Begin Recorded data
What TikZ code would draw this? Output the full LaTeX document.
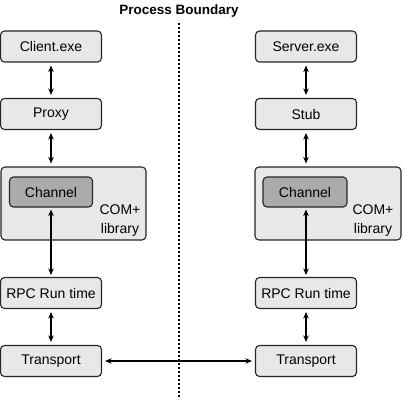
End Recorded data
Begin Recorded data
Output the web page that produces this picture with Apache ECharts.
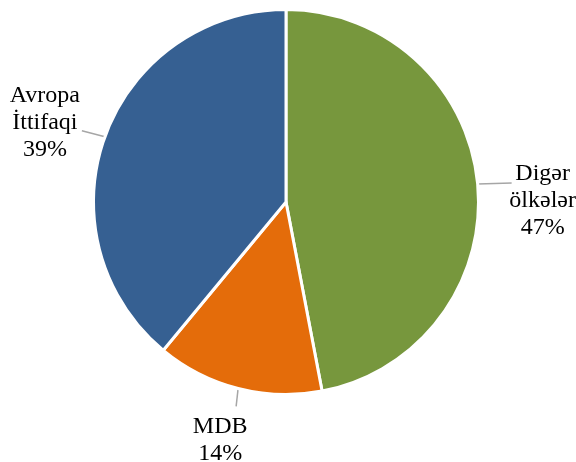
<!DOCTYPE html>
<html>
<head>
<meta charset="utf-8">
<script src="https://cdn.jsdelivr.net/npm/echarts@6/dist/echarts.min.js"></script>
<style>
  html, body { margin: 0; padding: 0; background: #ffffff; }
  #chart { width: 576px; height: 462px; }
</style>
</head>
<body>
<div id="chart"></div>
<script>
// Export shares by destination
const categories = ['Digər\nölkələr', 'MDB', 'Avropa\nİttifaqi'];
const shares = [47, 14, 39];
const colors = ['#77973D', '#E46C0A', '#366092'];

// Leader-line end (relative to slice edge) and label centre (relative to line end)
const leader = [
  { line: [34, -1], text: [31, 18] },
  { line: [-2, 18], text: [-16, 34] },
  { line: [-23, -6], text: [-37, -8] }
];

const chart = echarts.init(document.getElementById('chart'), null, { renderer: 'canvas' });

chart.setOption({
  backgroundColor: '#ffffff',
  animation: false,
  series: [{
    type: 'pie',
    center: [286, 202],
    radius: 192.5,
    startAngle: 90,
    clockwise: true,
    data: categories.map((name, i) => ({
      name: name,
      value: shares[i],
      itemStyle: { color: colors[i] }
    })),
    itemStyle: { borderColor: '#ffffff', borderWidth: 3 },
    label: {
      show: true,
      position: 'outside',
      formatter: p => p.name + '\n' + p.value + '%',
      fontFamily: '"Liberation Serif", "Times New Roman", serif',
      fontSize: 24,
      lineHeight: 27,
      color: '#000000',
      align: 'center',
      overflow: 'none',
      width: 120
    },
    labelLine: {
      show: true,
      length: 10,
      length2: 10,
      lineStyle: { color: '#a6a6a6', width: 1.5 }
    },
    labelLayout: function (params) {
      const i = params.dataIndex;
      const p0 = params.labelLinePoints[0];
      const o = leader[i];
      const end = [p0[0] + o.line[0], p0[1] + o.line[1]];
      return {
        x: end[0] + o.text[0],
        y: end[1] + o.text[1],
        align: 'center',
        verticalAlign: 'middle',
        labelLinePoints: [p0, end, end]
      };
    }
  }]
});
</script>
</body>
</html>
End Recorded data
Begin Recorded data
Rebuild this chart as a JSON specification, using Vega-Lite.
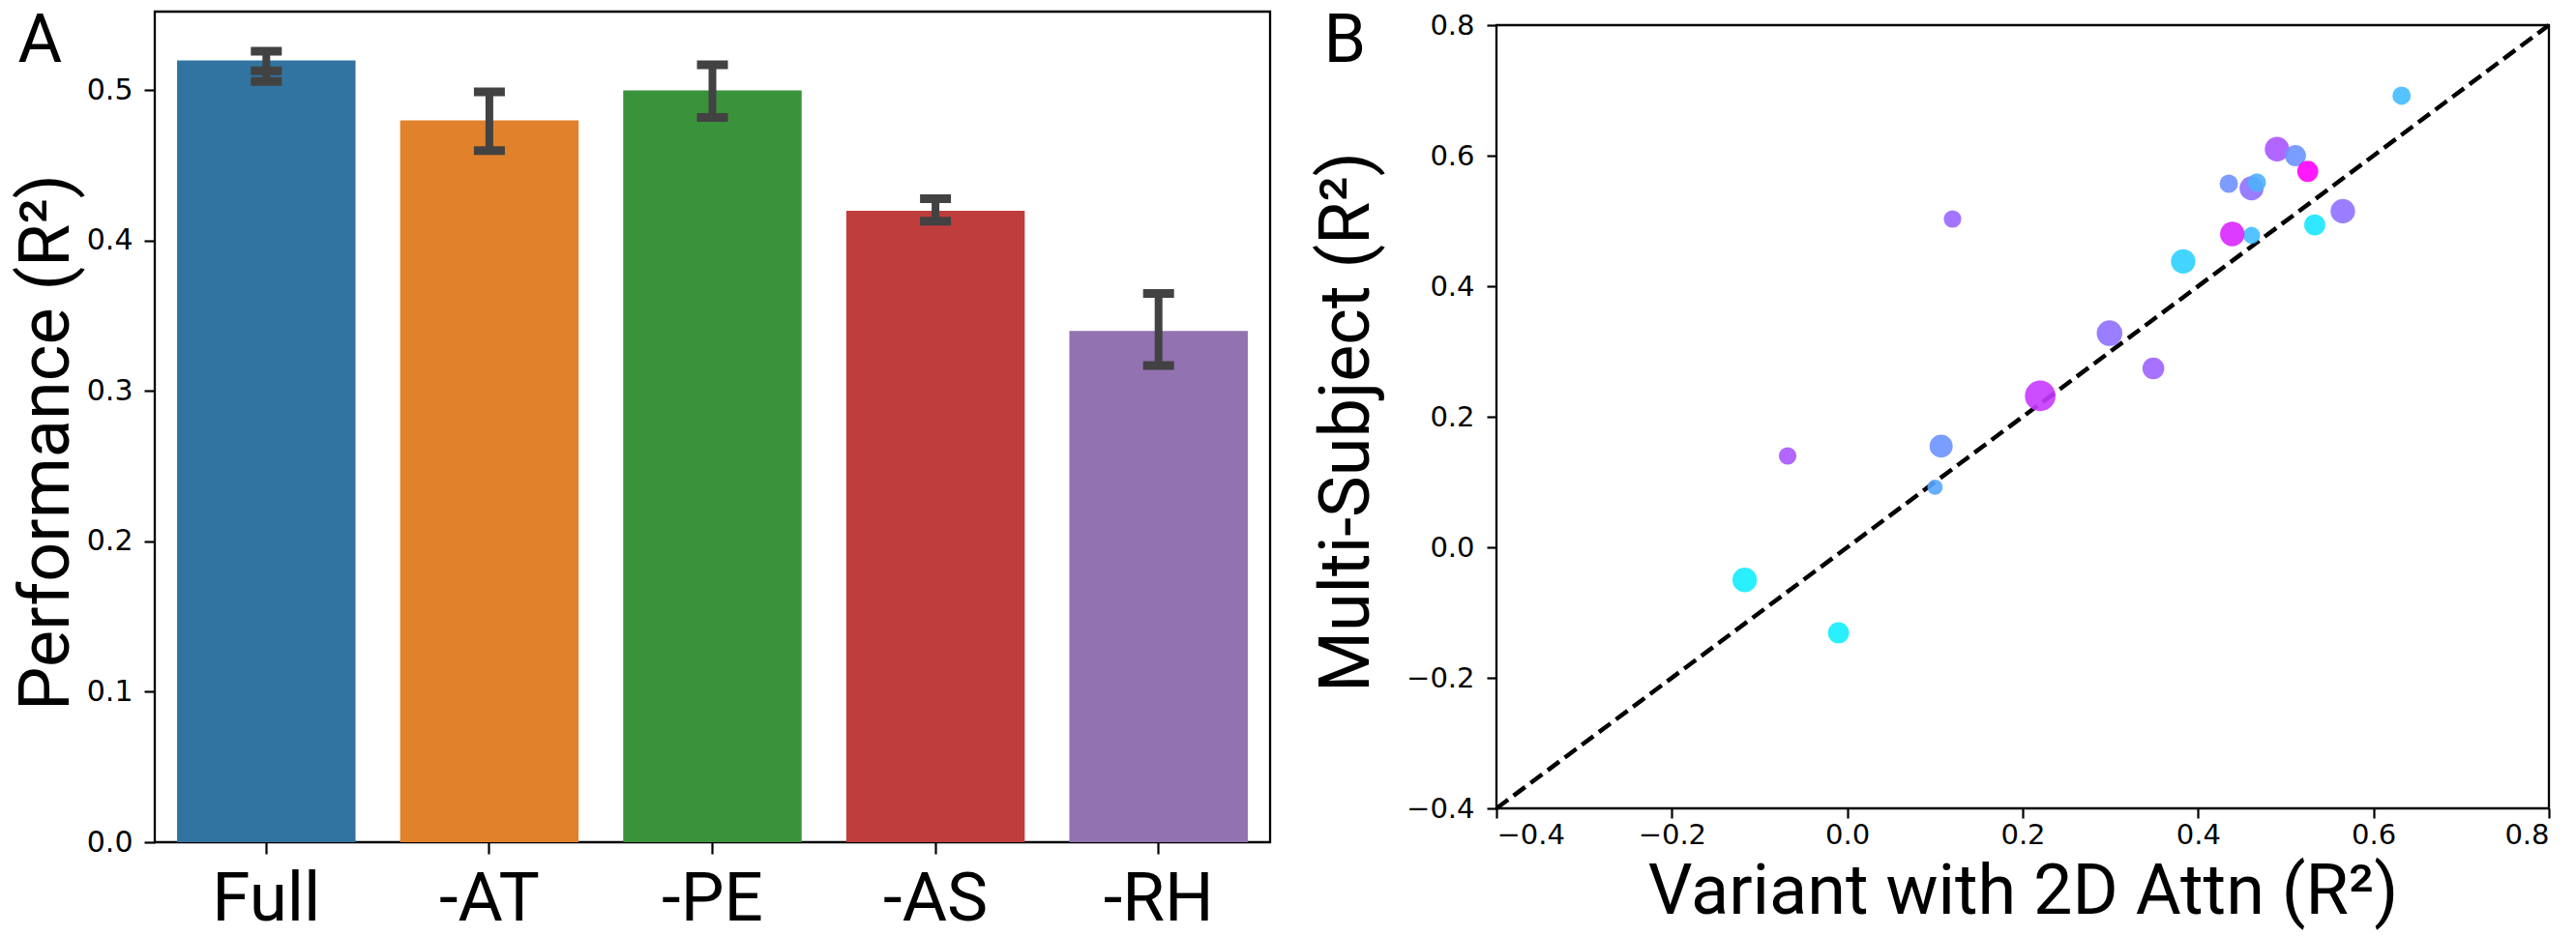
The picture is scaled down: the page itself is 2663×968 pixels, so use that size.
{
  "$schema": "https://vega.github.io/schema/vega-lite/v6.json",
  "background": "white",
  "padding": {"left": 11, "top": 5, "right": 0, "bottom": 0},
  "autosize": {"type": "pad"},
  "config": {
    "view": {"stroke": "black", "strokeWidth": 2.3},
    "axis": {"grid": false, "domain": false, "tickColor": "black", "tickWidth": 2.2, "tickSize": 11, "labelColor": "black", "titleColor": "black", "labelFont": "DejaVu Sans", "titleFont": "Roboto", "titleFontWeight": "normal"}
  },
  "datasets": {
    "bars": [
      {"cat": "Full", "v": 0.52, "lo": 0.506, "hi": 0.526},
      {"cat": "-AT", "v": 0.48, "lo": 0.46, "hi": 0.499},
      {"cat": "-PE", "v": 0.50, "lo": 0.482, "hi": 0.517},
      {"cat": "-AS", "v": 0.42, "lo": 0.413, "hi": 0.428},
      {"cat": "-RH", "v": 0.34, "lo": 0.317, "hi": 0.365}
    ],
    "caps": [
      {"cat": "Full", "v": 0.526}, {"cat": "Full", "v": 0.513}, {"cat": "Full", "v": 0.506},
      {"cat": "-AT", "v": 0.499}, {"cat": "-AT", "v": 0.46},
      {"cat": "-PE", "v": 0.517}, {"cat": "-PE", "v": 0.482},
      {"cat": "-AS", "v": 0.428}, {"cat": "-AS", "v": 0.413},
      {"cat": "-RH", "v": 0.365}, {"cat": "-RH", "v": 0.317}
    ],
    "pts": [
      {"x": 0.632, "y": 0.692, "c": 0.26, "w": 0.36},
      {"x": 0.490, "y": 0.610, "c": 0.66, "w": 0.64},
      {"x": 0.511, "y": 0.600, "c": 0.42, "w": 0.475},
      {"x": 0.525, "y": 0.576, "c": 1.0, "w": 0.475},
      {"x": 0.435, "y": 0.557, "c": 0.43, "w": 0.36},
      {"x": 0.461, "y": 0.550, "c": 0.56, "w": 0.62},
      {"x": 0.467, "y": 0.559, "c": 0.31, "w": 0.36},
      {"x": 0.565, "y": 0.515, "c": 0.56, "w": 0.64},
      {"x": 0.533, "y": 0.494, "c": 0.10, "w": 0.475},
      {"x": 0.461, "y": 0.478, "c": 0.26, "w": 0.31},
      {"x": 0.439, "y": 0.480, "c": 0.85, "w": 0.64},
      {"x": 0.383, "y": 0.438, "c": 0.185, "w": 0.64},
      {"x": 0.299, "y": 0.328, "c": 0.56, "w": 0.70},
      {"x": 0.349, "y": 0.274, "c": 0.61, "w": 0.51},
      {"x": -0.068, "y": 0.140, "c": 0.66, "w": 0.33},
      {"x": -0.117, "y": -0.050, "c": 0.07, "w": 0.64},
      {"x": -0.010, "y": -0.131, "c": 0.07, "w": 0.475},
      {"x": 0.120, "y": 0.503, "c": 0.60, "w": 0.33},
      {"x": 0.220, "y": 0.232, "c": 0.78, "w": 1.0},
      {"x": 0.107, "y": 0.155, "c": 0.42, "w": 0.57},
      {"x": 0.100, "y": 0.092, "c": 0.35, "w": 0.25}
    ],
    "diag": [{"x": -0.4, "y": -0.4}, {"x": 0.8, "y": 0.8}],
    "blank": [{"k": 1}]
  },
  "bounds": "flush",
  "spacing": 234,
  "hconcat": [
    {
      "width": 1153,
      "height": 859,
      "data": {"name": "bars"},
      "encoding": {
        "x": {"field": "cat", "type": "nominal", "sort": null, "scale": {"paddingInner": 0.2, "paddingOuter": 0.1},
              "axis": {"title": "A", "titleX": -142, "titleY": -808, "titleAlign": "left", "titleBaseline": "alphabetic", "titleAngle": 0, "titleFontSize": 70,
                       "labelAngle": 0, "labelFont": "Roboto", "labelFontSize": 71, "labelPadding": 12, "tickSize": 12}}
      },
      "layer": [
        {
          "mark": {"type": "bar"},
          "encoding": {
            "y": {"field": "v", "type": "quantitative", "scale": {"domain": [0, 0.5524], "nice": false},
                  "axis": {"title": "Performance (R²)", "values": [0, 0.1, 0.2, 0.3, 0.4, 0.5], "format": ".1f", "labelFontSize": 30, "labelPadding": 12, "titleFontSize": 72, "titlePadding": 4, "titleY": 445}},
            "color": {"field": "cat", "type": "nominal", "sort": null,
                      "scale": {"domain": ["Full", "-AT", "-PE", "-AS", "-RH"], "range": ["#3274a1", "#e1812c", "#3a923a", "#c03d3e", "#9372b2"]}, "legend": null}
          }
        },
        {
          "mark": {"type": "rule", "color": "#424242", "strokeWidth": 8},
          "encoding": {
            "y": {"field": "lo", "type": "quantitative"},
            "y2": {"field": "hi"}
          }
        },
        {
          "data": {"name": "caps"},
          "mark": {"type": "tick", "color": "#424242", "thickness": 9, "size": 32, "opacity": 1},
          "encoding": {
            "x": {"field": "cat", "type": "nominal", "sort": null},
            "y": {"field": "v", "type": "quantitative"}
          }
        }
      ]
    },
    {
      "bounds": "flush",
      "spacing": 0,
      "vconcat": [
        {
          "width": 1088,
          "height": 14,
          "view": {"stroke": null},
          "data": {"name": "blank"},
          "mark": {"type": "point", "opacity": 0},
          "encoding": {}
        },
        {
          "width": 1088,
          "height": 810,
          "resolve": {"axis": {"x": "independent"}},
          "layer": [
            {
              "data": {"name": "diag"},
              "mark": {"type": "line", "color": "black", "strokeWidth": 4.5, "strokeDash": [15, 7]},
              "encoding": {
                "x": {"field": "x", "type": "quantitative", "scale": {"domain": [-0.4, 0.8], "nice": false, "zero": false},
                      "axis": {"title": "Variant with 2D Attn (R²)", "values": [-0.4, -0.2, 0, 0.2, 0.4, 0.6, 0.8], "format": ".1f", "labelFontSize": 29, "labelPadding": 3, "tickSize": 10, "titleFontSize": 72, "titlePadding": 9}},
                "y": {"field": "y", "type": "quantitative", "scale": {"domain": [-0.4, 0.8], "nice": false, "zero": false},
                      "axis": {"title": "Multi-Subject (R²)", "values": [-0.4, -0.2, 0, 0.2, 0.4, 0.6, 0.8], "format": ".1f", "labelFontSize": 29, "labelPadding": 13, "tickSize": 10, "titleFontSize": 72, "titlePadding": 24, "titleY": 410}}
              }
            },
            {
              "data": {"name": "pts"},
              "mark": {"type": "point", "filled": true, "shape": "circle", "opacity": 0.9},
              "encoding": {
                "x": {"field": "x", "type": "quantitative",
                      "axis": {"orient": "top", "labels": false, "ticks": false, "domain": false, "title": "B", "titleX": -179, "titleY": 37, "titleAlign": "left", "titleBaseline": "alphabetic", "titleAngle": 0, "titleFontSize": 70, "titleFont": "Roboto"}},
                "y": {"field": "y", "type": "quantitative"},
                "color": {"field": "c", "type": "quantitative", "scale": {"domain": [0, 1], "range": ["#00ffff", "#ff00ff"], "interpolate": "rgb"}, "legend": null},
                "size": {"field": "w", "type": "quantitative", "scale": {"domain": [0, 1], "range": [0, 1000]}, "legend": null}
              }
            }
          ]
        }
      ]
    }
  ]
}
End Recorded data
- **Work to do**:
Give back exactly the lines from the one containing "Output the web" to the one containing "const colors = ['#77973D', '#E46C0A', '#366092'];", both included, and no pictures.

- **Worked solution**:
Output the web page that produces this picture with Apache ECharts.
<!DOCTYPE html>
<html>
<head>
<meta charset="utf-8">
<script src="https://cdn.jsdelivr.net/npm/echarts@6/dist/echarts.min.js"></script>
<style>
  html, body { margin: 0; padding: 0; background: #ffffff; }
  #chart { width: 576px; height: 462px; }
</style>
</head>
<body>
<div id="chart"></div>
<script>
// Export shares by destination
const categories = ['Digər\nölkələr', 'MDB', 'Avropa\nİttifaqi'];
const shares = [47, 14, 39];
const colors = ['#77973D', '#E46C0A', '#366092'];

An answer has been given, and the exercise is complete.